===== SUPPLIED MATERIAL

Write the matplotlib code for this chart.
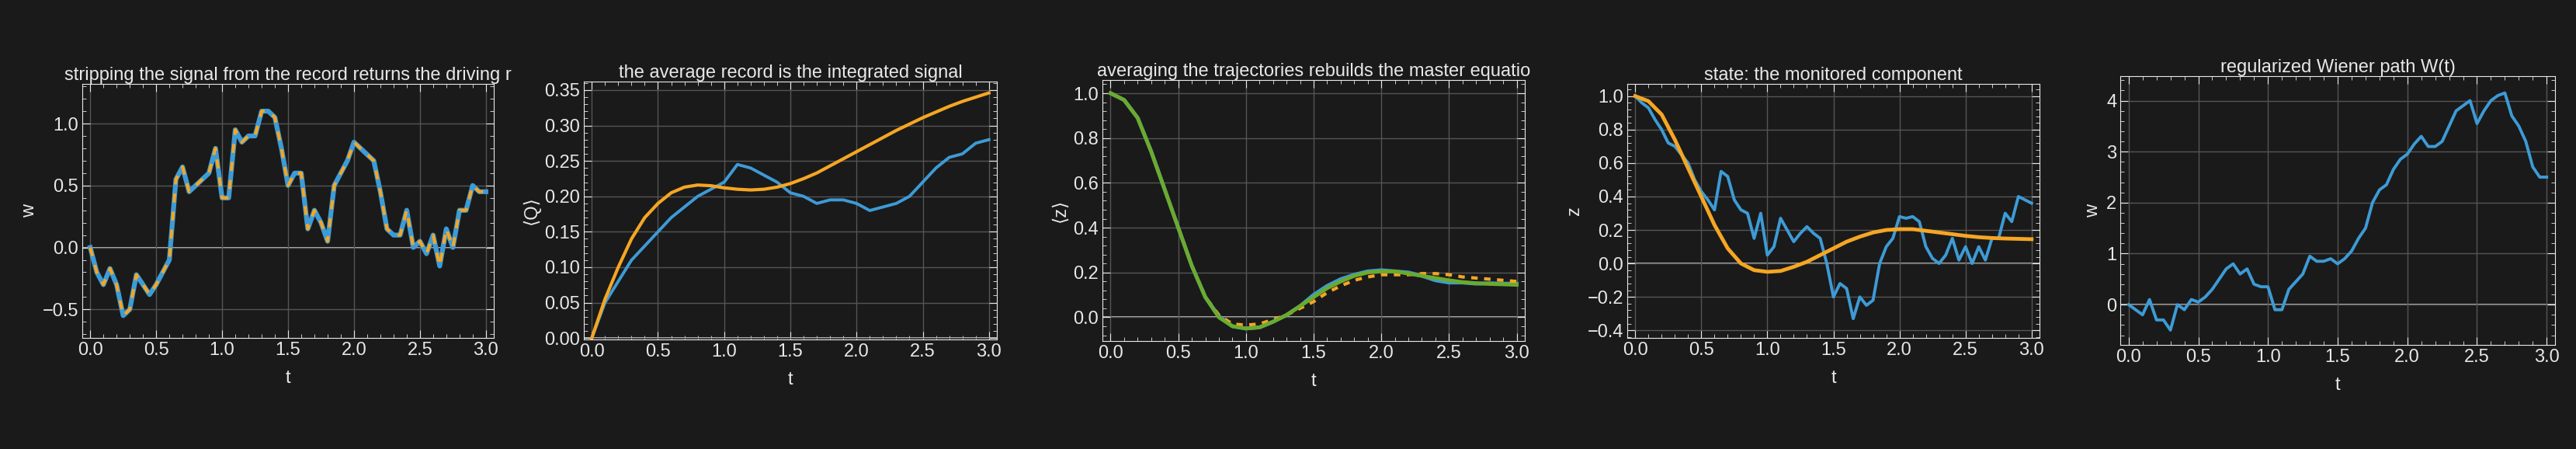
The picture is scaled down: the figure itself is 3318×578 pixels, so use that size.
import numpy as np
import matplotlib
matplotlib.use("Agg")
import matplotlib.pyplot as plt
from matplotlib.ticker import AutoMinorLocator

t = np.round(np.arange(0, 3.0001, 0.05), 2)

w1 = [0, -0.2, -0.3, -0.17, -0.3, -0.55, -0.5, -0.22, -0.3, -0.38, -0.3, -0.2, -0.1, 0.55, 0.65, 0.45,
      0.5, 0.55, 0.6, 0.8, 0.4, 0.4, 0.95, 0.85, 0.9, 0.9, 1.1, 1.1, 1.05, 0.8, 0.5, 0.6, 0.6, 0.15,
      0.3, 0.2, 0.05, 0.5, 0.6, 0.7, 0.85, 0.8, 0.75, 0.7, 0.45, 0.15, 0.1, 0.1, 0.3, 0.0, 0.05, -0.05,
      0.1, -0.15, 0.15, 0.0, 0.3, 0.3, 0.5, 0.45, 0.45]

t2 = [0, 0.1, 0.2, 0.3, 0.4, 0.5, 0.6, 0.7, 0.8, 0.9, 1.0, 1.1, 1.2, 1.3, 1.4, 1.5, 1.6, 1.7, 1.8, 1.9,
      2.0, 2.1, 2.2, 2.3, 2.4, 2.5, 2.6, 2.7, 2.8, 2.9, 3.0]
q_mean = [0, 0.055, 0.1, 0.14, 0.17, 0.19, 0.205, 0.213, 0.216, 0.215, 0.212, 0.21, 0.209, 0.21, 0.213,
          0.218, 0.225, 0.233, 0.243, 0.253, 0.263, 0.273, 0.283, 0.293, 0.302, 0.311, 0.319, 0.327,
          0.334, 0.34, 0.346]
q_rec = [0, 0.05, 0.08, 0.11, 0.13, 0.15, 0.17, 0.185, 0.2, 0.21, 0.22, 0.245, 0.24, 0.23, 0.22, 0.205,
         0.2, 0.19, 0.195, 0.195, 0.19, 0.18, 0.185, 0.19, 0.2, 0.22, 0.24, 0.255, 0.26, 0.275, 0.28]

z_me = [1.0, 0.97, 0.89, 0.74, 0.57, 0.4, 0.23, 0.09, 0.0, -0.04, -0.05, -0.045, -0.02, 0.01, 0.05,
        0.09, 0.13, 0.16, 0.185, 0.2, 0.205, 0.205, 0.195, 0.185, 0.175, 0.165, 0.157, 0.152, 0.149,
        0.147, 0.145]
z_avg = [1.0, 0.97, 0.89, 0.74, 0.57, 0.4, 0.23, 0.09, 0.005, -0.04, -0.05, -0.045, -0.02, 0.01, 0.05,
         0.1, 0.14, 0.17, 0.19, 0.205, 0.21, 0.205, 0.2, 0.185, 0.165, 0.155, 0.155, 0.15, 0.152,
         0.15, 0.15]
z_dash = [1.0, 0.97, 0.89, 0.74, 0.57, 0.4, 0.23, 0.09, 0.01, -0.03, -0.035, -0.03, -0.01, 0.01, 0.04,
          0.07, 0.11, 0.14, 0.165, 0.18, 0.19, 0.19, 0.19, 0.195, 0.195, 0.19, 0.18, 0.175, 0.17,
          0.165, 0.16]

z_traj = [1.0, 0.96, 0.93, 0.86, 0.8, 0.72, 0.7, 0.65, 0.6, 0.5, 0.43, 0.38, 0.32, 0.55, 0.52, 0.38,
          0.32, 0.3, 0.15, 0.3, 0.05, 0.1, 0.27, 0.2, 0.13, 0.18, 0.22, 0.18, 0.15, 0.0, -0.2, -0.12,
          -0.15, -0.33, -0.2, -0.25, -0.22, 0.0, 0.1, 0.15, 0.28, 0.27, 0.28, 0.25, 0.1, 0.03, 0.0, 0.05,
          0.15, 0.02, 0.1, 0.0, 0.1, 0.02, 0.15, 0.15, 0.3, 0.25, 0.4, 0.38, 0.36]

w5 = [0, -0.1, -0.2, 0.1, -0.3, -0.3, -0.5, 0.0, -0.1, 0.1, 0.05, 0.15, 0.3, 0.5, 0.7, 0.8, 0.6, 0.7,
      0.4, 0.35, 0.35, -0.1, -0.1, 0.3, 0.45, 0.6, 0.95, 0.85, 0.85, 0.9, 0.8, 0.9, 1.05, 1.3, 1.5, 2.0,
      2.25, 2.35, 2.65, 2.85, 2.95, 3.15, 3.3, 3.1, 3.1, 3.2, 3.5, 3.8, 3.9, 4.0, 3.55, 3.8, 4.0, 4.1,
      4.15, 3.7, 3.5, 3.2, 2.7, 2.5, 2.5]

BG = "#1a1a1a"
BLUE = "#3d9bd6"
ORANGE = "#f5a623"
GREEN = "#6aab2e"
FG = "#e8e8e8"
FS = 17

plt.rcParams['font.family'] = ['Liberation Sans', 'DejaVu Sans']
fig = plt.figure(figsize=(33.18, 5.78), dpi=100, facecolor=BG)
W, H = 3318, 578

def mk(l, r, top, bot):
    return fig.add_axes([l / W, 1 - bot / H, (r - l) / W, (bot - top) / H])

boxes = [(106, 636, 108, 435), (752, 1284, 105, 437), (1420, 1964, 103, 439),
         (2096, 2627, 108, 435), (2731, 3291, 98, 444)]
axs = [mk(*b) for b in boxes]

for ax in axs:
    ax.set_facecolor(BG)
    for s in ax.spines.values():
        s.set_color(FG)
    ax.tick_params(which='both', direction='in', top=True, right=True, colors=FG,
                   labelsize=FS, labelcolor=FG)
    ax.tick_params(which='major', length=7)
    ax.tick_params(which='minor', length=3.5)
    ax.xaxis.set_minor_locator(AutoMinorLocator(5))
    ax.yaxis.set_minor_locator(AutoMinorLocator(5))
    ax.grid(True, color="#555555", lw=1)
    ax.set_xlim(-0.06, 3.06)
    ax.set_xticks([0, 0.5, 1.0, 1.5, 2.0, 2.5, 3.0])
    ax.set_xlabel("t", color=FG, fontsize=FS, labelpad=10)
    ax.axhline(0, color="#dddddd", lw=1.2, zorder=1)

ax = axs[0]
ax.plot(t, w1, color=BLUE, lw=4.5)
ax.plot(t, w1, color=ORANGE, lw=2.8, ls=(0, (3, 3)))
ax.set_ylim(-0.73, 1.32)
ax.set_yticks([-0.5, 0, 0.5, 1.0])
ax.set_ylabel("w", color=FG, fontsize=FS)
ax.set_title("stripping the signal from the record returns the driving r", color=FG, fontsize=FS, pad=3)

ax = axs[1]
ax.plot(t2, q_rec, color=BLUE, lw=2.8)
ax.plot(t2, q_mean, color=ORANGE, lw=3)
ax.set_ylim(-0.002, 0.362)
ax.set_yticks(np.arange(0, 0.351, 0.05))
ax.set_ylabel("⟨Q⟩", color=FG, fontsize=FS)
ax.set_title("the average record is the integrated signal", color=FG, fontsize=FS, pad=3)

ax = axs[2]
ax.plot(t2, z_avg, color=BLUE, lw=3.5)
ax.plot(t2, z_dash, color=ORANGE, lw=3, ls=(0, (2, 2)))
ax.plot(t2, z_me, color=GREEN, lw=3.5)
ax.set_ylim(-0.106, 1.059)
ax.set_yticks([0, 0.2, 0.4, 0.6, 0.8, 1.0])
ax.set_ylabel("⟨z⟩", color=FG, fontsize=FS)
ax.set_title("averaging the trajectories rebuilds the master equatio", color=FG, fontsize=FS, pad=3)

ax = axs[3]
ax.plot(t, z_traj, color=BLUE, lw=2.8)
ax.plot(t2, z_me, color=ORANGE, lw=3.5)
ax.set_ylim(-0.445, 1.073)
ax.set_yticks([-0.4, -0.2, 0, 0.2, 0.4, 0.6, 0.8, 1.0])
ax.set_ylabel("z", color=FG, fontsize=FS)
ax.set_title("state: the monitored component", color=FG, fontsize=FS, pad=3)

ax = axs[4]
ax.plot(t, w5, color=BLUE, lw=2.8)
ax.set_ylim(-0.79, 4.48)
ax.set_yticks([0, 1, 2, 3, 4])
ax.set_ylabel("w", color=FG, fontsize=FS)
ax.set_title("regularized Wiener path W(t)", color=FG, fontsize=FS, pad=3)

fig.savefig("out.png", dpi=100, facecolor=BG)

==========

TASK INSTRUCTIONS
Which lines above run from the one containing "The picture is" down to the one containing "from matplotlib.ticker import"? Repeat exactly those, both ends included, and nothing else.

FINISHED ANSWER
The picture is scaled down: the figure itself is 3318×578 pixels, so use that size.
import numpy as np
import matplotlib
matplotlib.use("Agg")
import matplotlib.pyplot as plt
from matplotlib.ticker import AutoMinorLocator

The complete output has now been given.